Studio album by Pigface
- Released: May 17, 1994
- Recorded: Two Guys from the Valley, Estudio Parades, Chicago Trax, Warzone, the Stairwell at Invisible Records
- Genre: Industrial
- Length: 48:37
- Label: Invisible
- Producer: Martin Atkins

Pigface chronology
| Truth Will Out (1993) | Notes from Thee Underground (1994) | Feels Like Heaven (1995) |

= Notes from Thee Underground =

Notes from Thee Underground is a 1994 album by Pigface.
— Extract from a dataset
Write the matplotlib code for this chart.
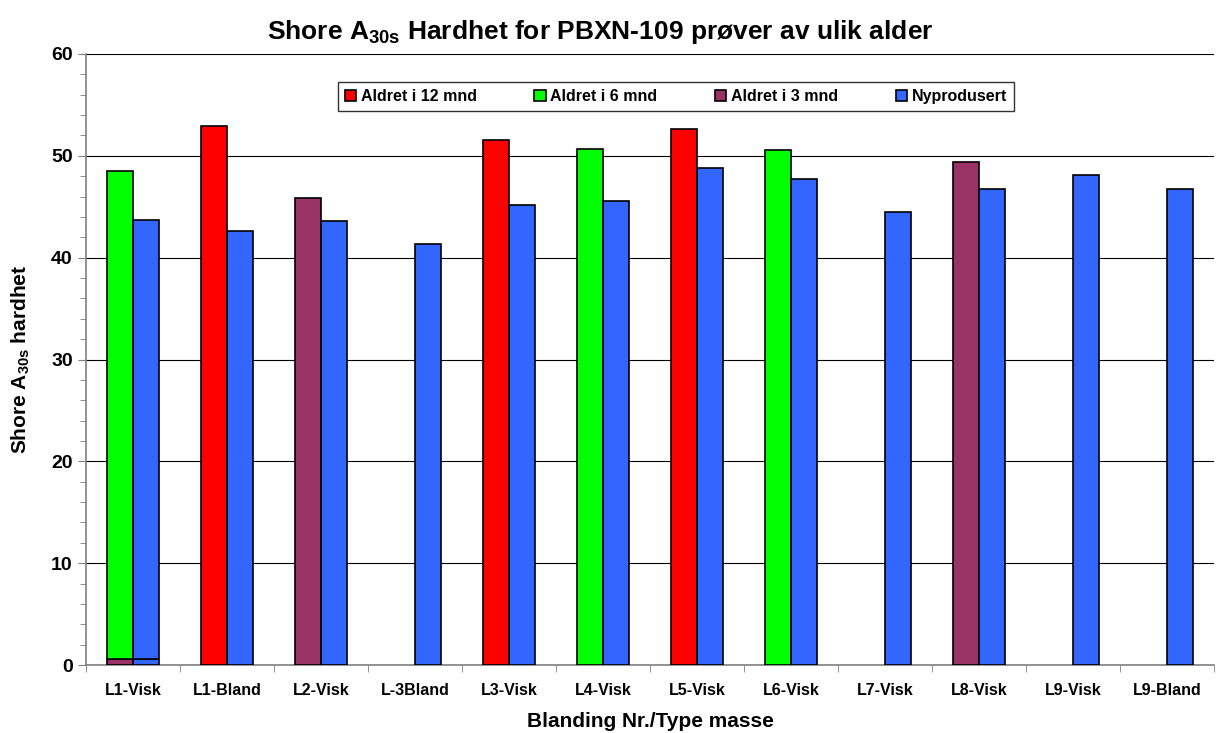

The following album Feels Like Heaven is a remix EP of this one.

==Releases==
- Invisible/Devotion CDDVN 29 - CD

==Track listing==

The song "Chikasaw" later appeared in a different version on the 1995 Ruby album Salt Peter with the title "Carondelet".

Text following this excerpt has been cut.